The court concluded that the communications did not create an issue of material fact as to whether Phenix intended to induce the Zanninis to believe that it would resolve the claim through negotiations. The February 9communication merely requested documentation regarding the collapse, while the March 19 communication noted that Phenix sought to resolve the claim “if possible.” Neither communication contained a representation, explicit or implicit, about resolving the dispute solely through negotiation. At best, the court said, these communications demonstrated that Phenix remained willing to consider the Zanninis’ claim.

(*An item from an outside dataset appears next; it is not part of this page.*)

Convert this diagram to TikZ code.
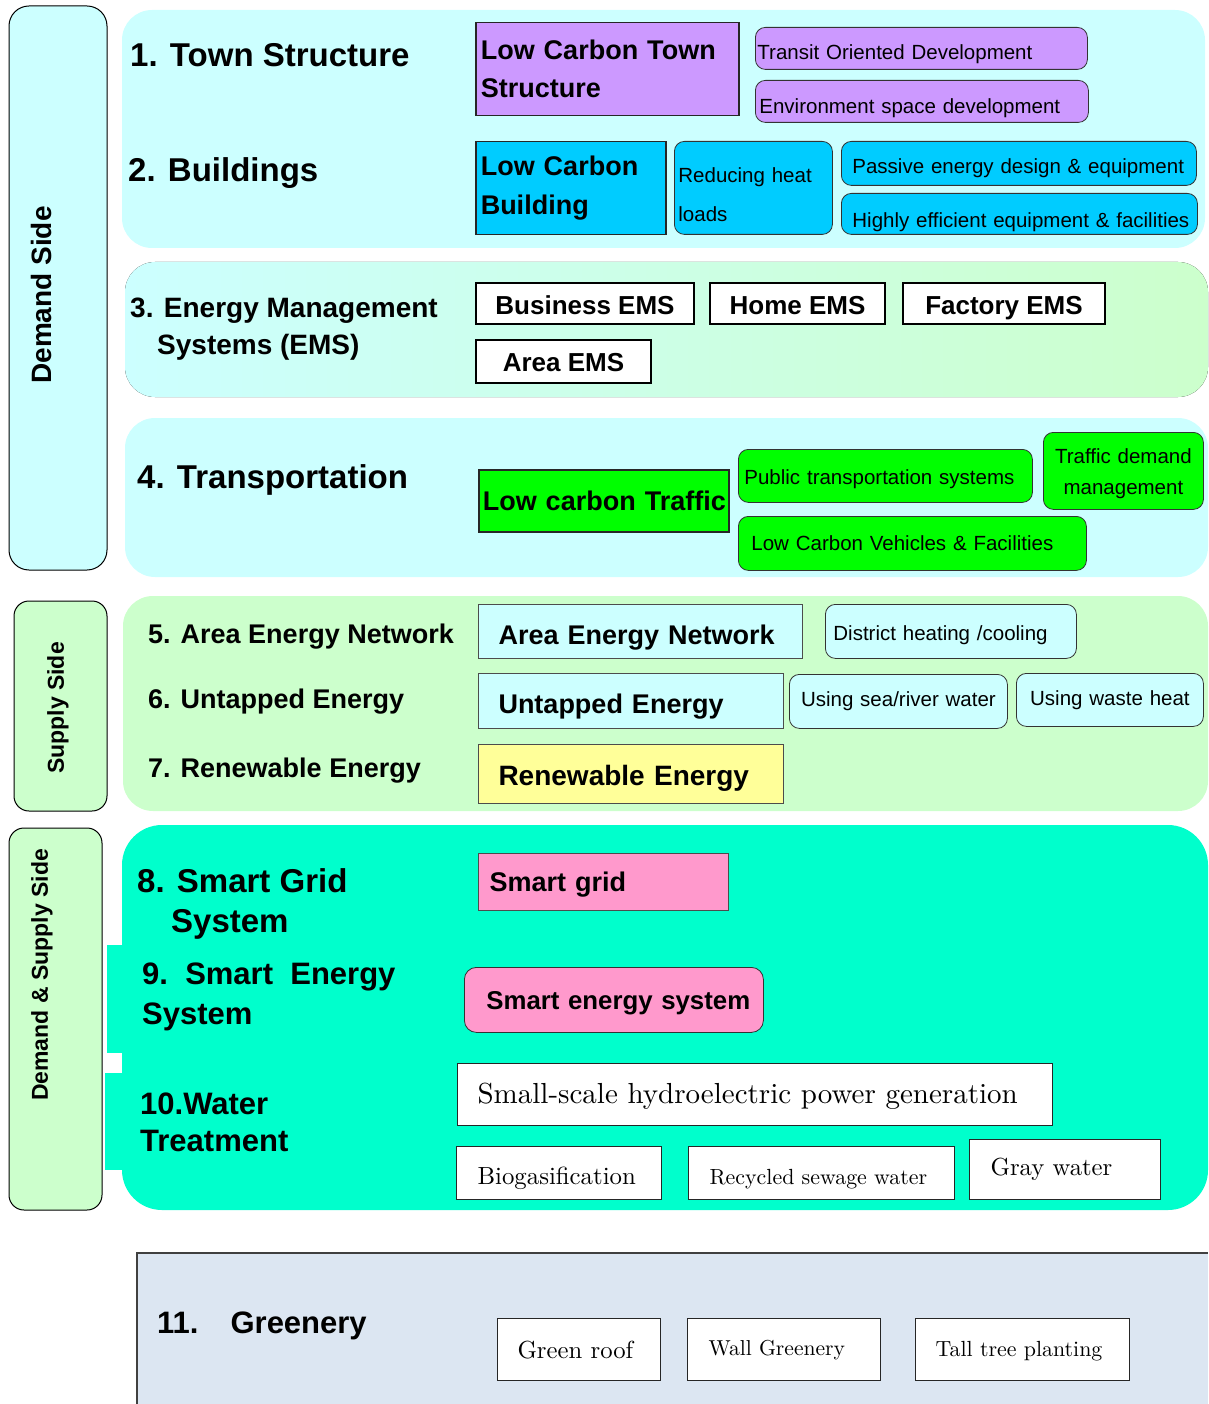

Finally, the Zanninis argued that these same communications created a dispute of material fact as to whether Phenix waived the time limitation provision as a defense. To establish waiver, the Zanninis must point to explicit language indicating Phenix’s intent to forgo a known right, or conduct from which it may be inferred that the defendant abandoned this right. The court concluded that the communications did not create an issue of material fact as to whether they demonstrated the insurer’s intent to abandon its right to assert the time limitation as a defense. Merely requesting more information or expressing a desire to resolve a claim is insufficient to establish a waiver of a time limitation provision.

The court affirmed the trial court’s grant of summary judgment to Phenix on the Zanninis’ breach of contract and declaratory judgment claims.

Zannini v. Phenix Mutual Fire Insurance Company—Supreme Court of New Hampshire—No. 2018-0702—December 17, 2019.